Regional banks combine in $8.6bn merger —
Pinnacle Financial Partners and Synovus Financial announced an all-stock merger creating a $115 billion asset bank across the Southeastern US. Valued at $8.6 billion, the deal gives Synovus shareholders a 10% premium and a 48.5% stake in the new entity. The structure — CEO from Synovus, chair from Pinnacle — reflects a balanced leadership plan.
Union Pacific eyes coast-to-coast rail —
Union Pacific is in early-stage talks to acquire Norfolk Southern, potentially forming the first transcontinental freight network in US history. The deal, if realised, could be worth between $200–240 billion. Observers note this could trigger defensive moves, including a possible Berkshire Hathaway bid for CSX.
Paramount–Skydance merger wins FCC nod —
Skydance’s $8 billion acquisition of Paramount Global cleared its final hurdle this week with FCC approval. The deal ends Redstone family control and births “Paramount Skydance Corporation.” Regulatory conditions include political balance in programming — a pointed signal of the FCC’s ideological stance.
SS&C expands globally with Calastone —
Connecticut-based SS&C Technologies agreed to acquire Calastone, a London-headquartered global funds network, for approximately $1.03 billion. The deal accelerates SS&C’s move into tokenisation, AI automation, and blockchain-enabled fund workflows across 57 markets.

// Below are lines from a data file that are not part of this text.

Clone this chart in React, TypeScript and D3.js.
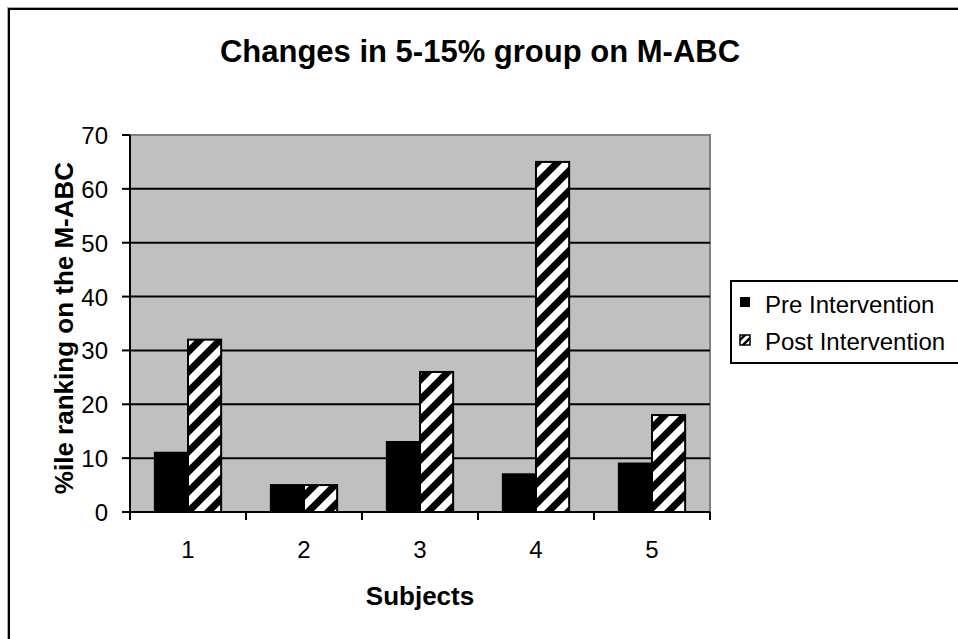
import React from "react";
import * as d3 from "d3";

const categories = ["1", "2", "3", "4", "5"];
const preValues = [11, 5, 13, 7, 9];
const postValues = [32, 5, 26, 65, 18];
const seriesNames = ["Pre Intervention", "Post Intervention"];
const yTicks = [0, 10, 20, 30, 40, 50, 60, 70];

const W = 958;
const H = 639;
const FONT = "Arial, 'Liberation Sans', sans-serif";

export default function App() {
  const plot = { left: 130, right: 710, top: 135, bottom: 512 };
  const x = d3
    .scaleBand<string>()
    .domain(categories)
    .range([plot.left, plot.right])
    .paddingInner(3 / 7)
    .paddingOuter(3 / 14);
  const xs = d3.scaleBand<string>().domain(seriesNames).range([0, x.bandwidth()]).padding(0);
  const y = d3.scaleLinear().domain([0, 70]).range([plot.bottom, plot.top]);
  const step = x.step();
  const boundaries = d3.range(categories.length + 1).map((i) => plot.left + i * step);

  return (
    <svg
      width={W}
      height={H}
      style={{ position: "absolute", left: 0, top: 0, display: "block", background: "#fff" }}
    >
      <defs>
        <pattern id="hatch" patternUnits="userSpaceOnUse" width={20} height={20}>
          <rect width={20} height={20} fill="#fff" />
          <path d="M-5,5 L5,-5 M0,20 L20,0 M15,25 L25,15" stroke="#000" strokeWidth={7} />
        </pattern>
        <pattern id="hatchSmall" patternUnits="userSpaceOnUse" width={8} height={8}>
          <rect width={8} height={8} fill="#fff" />
          <path d="M-2,2 L2,-2 M0,8 L8,0 M6,10 L10,6" stroke="#000" strokeWidth={2.5} />
        </pattern>
      </defs>
      {/* outer chart border */}
      <rect x={7.5} y={7.5} width={1000} height={700} fill="none" stroke="#aaa" strokeWidth={1} />
      <rect x={9} y={9} width={1000} height={700} fill="none" stroke="#000" strokeWidth={2} />

      {/* title */}
      <text x={480} y={62} textAnchor="middle" fontFamily={FONT} fontWeight="bold" fontSize={31}>
        Changes in 5-15% group on M-ABC
      </text>

      {/* plot area */}
      <rect
        x={plot.left}
        y={plot.top}
        width={plot.right - plot.left}
        height={plot.bottom - plot.top}
        fill="#C0C0C0"
        stroke="#808080"
        strokeWidth={2}
      />
      {yTicks
        .filter((t) => t > 0 && t < 70)
        .map((t) => (
          <line key={t} x1={plot.left} x2={plot.right} y1={y(t)} y2={y(t)} stroke="#000" strokeWidth={2} />
        ))}

      {/* bars */}
      {categories.map((c, i) => (
        <g key={c}>
          <rect
            x={(x(c) as number) + (xs(seriesNames[0]) as number)}
            y={y(preValues[i])}
            width={xs.bandwidth()}
            height={y(0) - y(preValues[i])}
            fill="#000"
            stroke="#000"
            strokeWidth={2}
          />
          <rect
            x={(x(c) as number) + (xs(seriesNames[1]) as number)}
            y={y(postValues[i])}
            width={xs.bandwidth()}
            height={y(0) - y(postValues[i])}
            fill="url(#hatch)"
            stroke="#000"
            strokeWidth={2}
          />
        </g>
      ))}

      {/* axes */}
      <line x1={plot.left} x2={plot.left} y1={plot.top} y2={plot.bottom} stroke="#000" strokeWidth={2} />
      <line x1={plot.left} x2={plot.right} y1={plot.bottom} y2={plot.bottom} stroke="#000" strokeWidth={2} />
      {yTicks.map((t) => (
        <g key={t}>
          <line x1={plot.left - 8} x2={plot.left} y1={y(t)} y2={y(t)} stroke="#000" strokeWidth={2} />
          <text x={108} y={y(t) + 9} textAnchor="end" fontFamily={FONT} fontSize={24}>
            {t}
          </text>
        </g>
      ))}
      {boundaries.map((b, i) => (
        <line key={i} x1={b} x2={b} y1={plot.bottom} y2={plot.bottom + 8} stroke="#000" strokeWidth={2} />
      ))}
      {categories.map((c) => (
        <text
          key={c}
          x={(x(c) as number) + x.bandwidth() / 2}
          y={558}
          textAnchor="middle"
          fontFamily={FONT}
          fontSize={24}
        >
          {c}
        </text>
      ))}

      {/* axis titles */}
      <text x={420} y={605} textAnchor="middle" fontFamily={FONT} fontWeight="bold" fontSize={26}>
        Subjects
      </text>
      <text
        transform={`translate(73, 328) rotate(-90)`}
        textAnchor="middle"
        fontFamily={FONT}
        fontWeight="bold"
        fontSize={26}
      >
        %ile ranking on the M-ABC
      </text>

      {/* legend */}
      <rect x={731} y={281} width={300} height={82} fill="#fff" stroke="#000" strokeWidth={2} />
      <rect x={740} y={297} width={10} height={10} fill="#000" />
      <text x={765} y={313} fontFamily={FONT} fontSize={24}>
        {seriesNames[0]}
      </text>
      <rect x={740} y={335} width={10} height={10} fill="url(#hatchSmall)" stroke="#000" strokeWidth={1.5} />
      <text x={765} y={350} fontFamily={FONT} fontSize={24}>
        {seriesNames[1]}
      </text>
    </svg>
  );
}
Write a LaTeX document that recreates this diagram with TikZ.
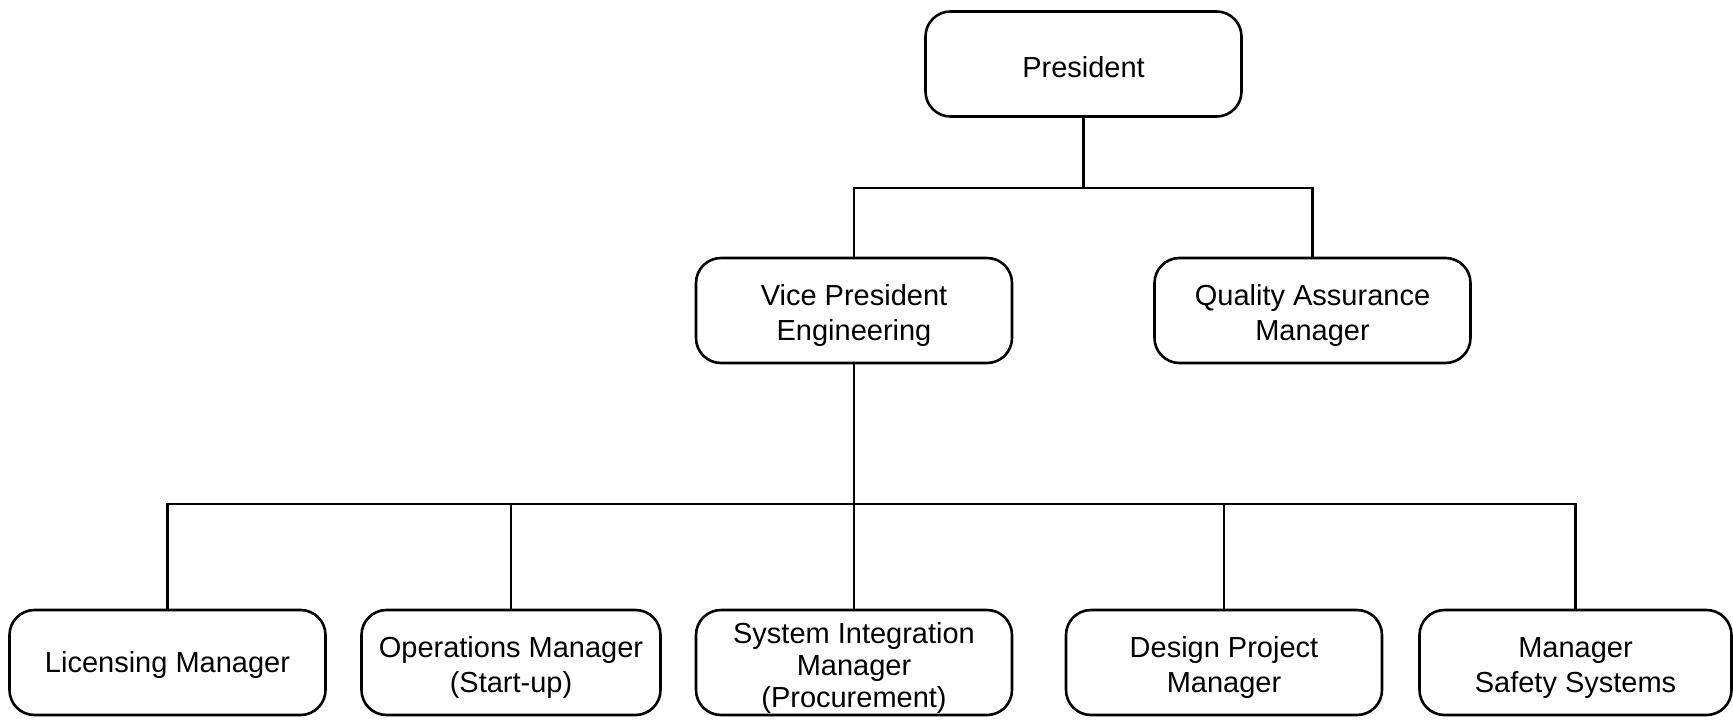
\documentclass[tikz,border=0pt]{standalone}
\usepackage{fontspec}
\setmainfont{Liberation Sans}
\newcommand{\topstrut}{\rule{0pt}{31pt}}
\begin{document}
\begin{tikzpicture}[x=1pt,y=-1pt,
  box/.style={draw=black, line width=2.6pt, rounded corners=25pt, minimum width=316pt,
    minimum height=105pt, inner sep=0pt, align=center, font=\fontsize{29}{35}\selectfont,
    execute at begin node={\rule{0pt}{27pt}}},
  conn/.style={draw=black, line width=2.4pt}]
\useasboundingbox (0,0) rectangle (1733,720);
\node[box] (pres) at (1083.5,64) {President};
\node[box] (vp) at (854,310.5) {\topstrut Vice President\\Engineering};
\node[box] (qa) at (1312.5,310.5) {\topstrut Quality Assurance\\Manager};
\node[box] (lic) at (167.5,662.5) {Licensing Manager};
\node[box, minimum width=299pt] (ops) at (511,662.5) {\topstrut Operations Manager\\(Start-up)};
\node[box, font=\fontsize{29}{32}\selectfont] (sys) at (854,662.5) {\topstrut System Integration\\Manager\\(Procurement)};
\node[box] (des) at (1224,662.5) {\topstrut Design Project\\Manager};
\node[box, minimum width=312pt] (saf) at (1575.5,662.5) {\topstrut Manager\\Safety Systems};
\coordinate (j1) at (1083.5,188);
\coordinate (j2) at (854,504);
\draw[conn] (pres.south) -- (j1);
\draw[conn] (vp.north) |- (j1) -| (qa.north);
\draw[conn] (vp.south) -- (sys.north);
\draw[conn] (lic.north) |- (j2) -| (saf.north);
\draw[conn] (ops.north) -- (ops.north |- j2);
\draw[conn] (des.north) -- (des.north |- j2);
\end{tikzpicture}
\end{document}
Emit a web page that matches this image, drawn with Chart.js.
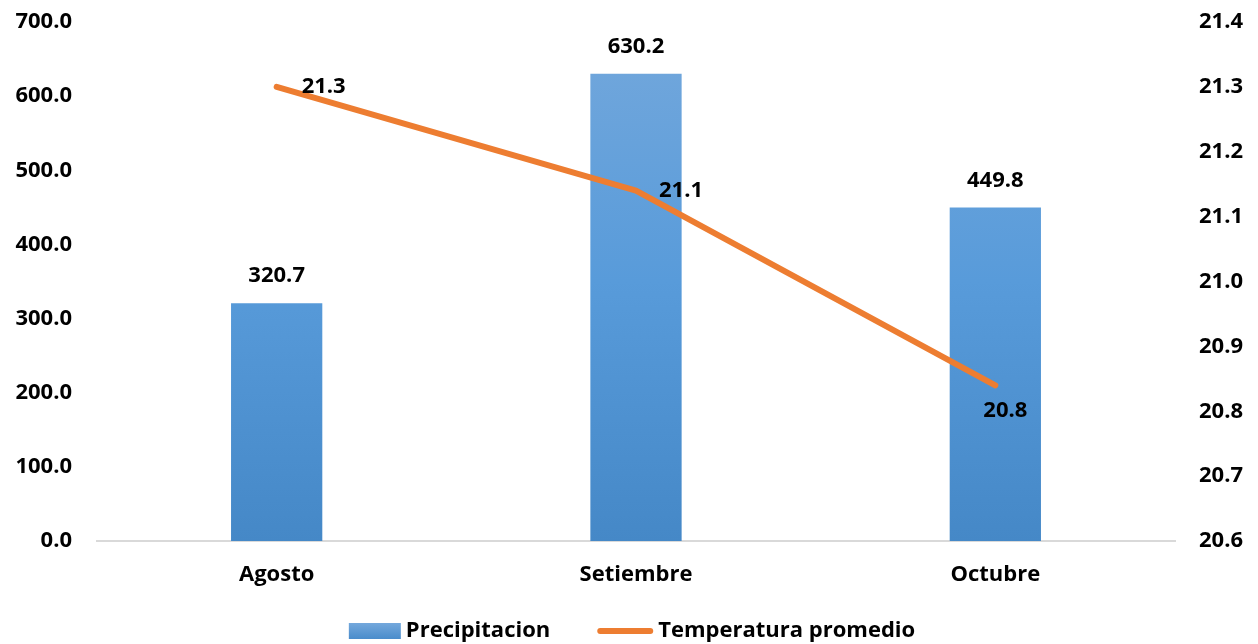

Analysts rate Calastone deal week’s top fintech play —
Intellizence and AInvest tagged SS&C’s Calastone deal as the top billion-dollar US fintech transaction for the week. Analysts noted the acquisition’s AI and cross-border upside, projecting EPS uplift within 12 months.
Bottom line —
This week’s deals highlight three converging forces in US M&A: deepening strategic ambition, evolving regulatory comfort, and renewed willingness to integrate across borders and sectors. From Pinnacle–Synovus’s regional logic to Calastone’s global infrastructure value, acquirers are pushing beyond defensive moves into proactive reshaping.
Regulatory tone is more accommodating in specific verticals: FCC’s approval of Paramount–Skydance came with caveats, but signals a green light for well-framed deals. Similarly, banking combinations benefit from clearer policy under revised federal merger guidelines. Rail remains the wild card — any Union Pacific move could provoke defensive consolidation and open a new antitrust test case.
At the platform level, AI, tokenisation, and workflow automation remain core themes, particularly in fintech. Mid-market activity remains buoyant, and buyers with scale or specialised tech continue to command strategic premiums.
Key takeaways —
- Regulatory mood softens in key sectors: Media and banking transactions show regulators’ increasing clarity — but politics still shape conditions.
- Fintech integration accelerates: SS&C’s Calastone acquisition signals further AI-driven automation in global fund distribution.
- Private-public alignment deepens: Cross-border targets like Calastone highlight global buyer appetite for proven infrastructure with embedded client bases.